Federal Member for Gippsland Darren Chester has thrown his support behind efforts to uncover the reasons behind a State Government decision to halt all native timber logging by 2030.
The Native Timber Taskforce (NTT) has lodged a Freedom of Information request to the Victorian Government for the scientific basis behind its policy decision.
Taskforce members include Wellington Shire Council, East Gippsland Shire Council, Timber Towns Victoria, Australian Sustainable Hardwoods (ASH), Radial Timbers and the Construction, Forestry, Maritime, Mining and Energy Union (CFMMEU).
Mr Chester said the reasons for the government’s decision must be made public.
“We have a world-class timber industry in Victoria where 94% of forest is protected and a small proportion of native forests is harvested each year under VicForests’ control,” Mr Chester said. “Forests are then allowed to regenerate in a sustainable cycle over 80 years.

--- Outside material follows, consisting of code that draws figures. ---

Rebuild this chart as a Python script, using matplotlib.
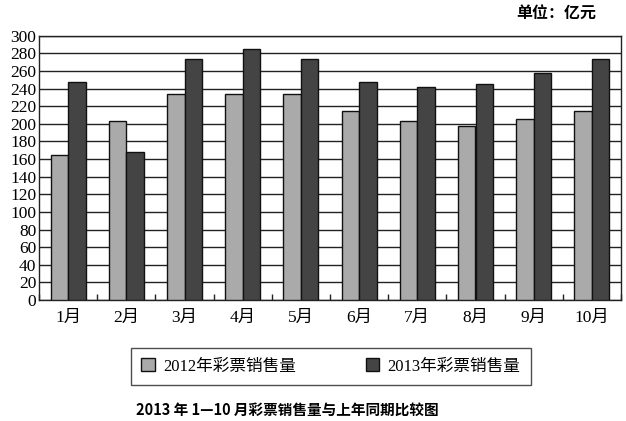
import matplotlib
matplotlib.use("Agg")
import matplotlib.pyplot as plt
import numpy as np
from matplotlib.patches import Patch

months = ["1月", "2月", "3月", "4月", "5月", "6月", "7月", "8月", "9月", "10月"]
sales_2012 = [165, 203, 234, 234, 234, 215, 203, 197, 205, 215]
sales_2013 = [248, 168, 273, 285, 273, 248, 242, 245, 258, 273]
series_names = ["2012年彩票销售量", "2013年彩票销售量"]
y_ticks = list(range(0, 301, 20))

FAM = ["Liberation Serif", "Noto Sans CJK SC"]
CJK = ["Noto Sans CJK SC", "DejaVu Sans"]

fig = plt.figure(figsize=(6.26, 4.21), dpi=100)
ax = fig.add_axes([39/626, 1-300/421, (621-39)/626, (300-35.7)/421])

x = np.arange(len(months))
w = 0.3
c12, c13 = "#aaaaaa", "#444444"
ax.bar(x - w/2, sales_2012, w, color=c12, edgecolor="#111111", linewidth=1.0, zorder=3)
ax.bar(x + w/2, sales_2013, w, color=c13, edgecolor="#111111", linewidth=1.0, zorder=3)

ax.set_xlim(-0.5, len(months) - 0.5)
ax.set_ylim(0, 300)
ax.set_yticks(y_ticks)
ax.set_yticklabels([str(v) for v in y_ticks], family=FAM, fontsize=12.5)
ax.yaxis.grid(True, color="#222222", linewidth=1.0, zorder=0)
ax.tick_params(axis="y", length=0, pad=2)

ax.set_xticks(np.arange(len(months) + 1) - 0.5)
ax.set_xticklabels([])
ax.tick_params(axis="x", which="major", direction="in", length=4, width=1, color="#222222")
ax.set_xticks(x, minor=True)
ax.set_xticklabels(months, minor=True, family=FAM, fontsize=12.5)
ax.tick_params(axis="x", which="minor", length=0, pad=7)

for s in ax.spines.values():
    s.set_linewidth(1.0)
    s.set_color("#222222")

fig.text(596/626, 1-14/421, "单位：亿元", family=CJK, fontsize=11.5, fontweight="bold",
         ha="right", va="center")

handles = [Patch(facecolor=c12, edgecolor="#111111", linewidth=1.0),
           Patch(facecolor=c13, edgecolor="#111111", linewidth=1.0)]
leg = fig.legend(handles, series_names, loc="center", bbox_to_anchor=(331/626, 1-366.5/421),
                 ncol=2, prop={"family": FAM, "size": 12}, frameon=True, fancybox=False,
                 edgecolor="#222222", handlelength=0.8, handleheight=0.8, handletextpad=0.5,
                 columnspacing=4.2, borderpad=0.6, borderaxespad=0)
leg.get_frame().set_linewidth(1.0)

fig.text(287/626, 1-410/421, "2013 年 1—10 月彩票销售量与上年同期比较图", family=CJK,
         fontsize=10.5, fontweight="bold", ha="center", va="center")

fig.savefig("out.png", dpi=100)
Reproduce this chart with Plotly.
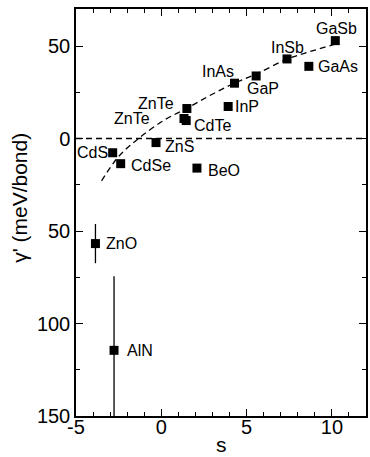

“It’s the ultimate renewable industry: young growing trees absorb more carbon dioxide compared to mature forests and the timber is harvested according to the strictest standards in the world.
“Gippsland timber mills have invested in new technology to add value to the harvested trees by manufacturing products that are in high demand. Wood that once ended up as waste or low value wood chips is now joined and glued to make high value products sought after by homeowners and the construction sector.
“This change in State Government policy is gut-wrenching for hard working families in the timber industry and Gippsland small business owners. We all deserve to know the scientific basis on which this decision was made.
“I suspect Premier Andrews made the call based on city politics, not science.”
The taskforce has lodged its FOI requests with both the Department of Premier and Cabinet and the Minister for Agriculture. A decision on valid requests should be made within 30 to 45 days.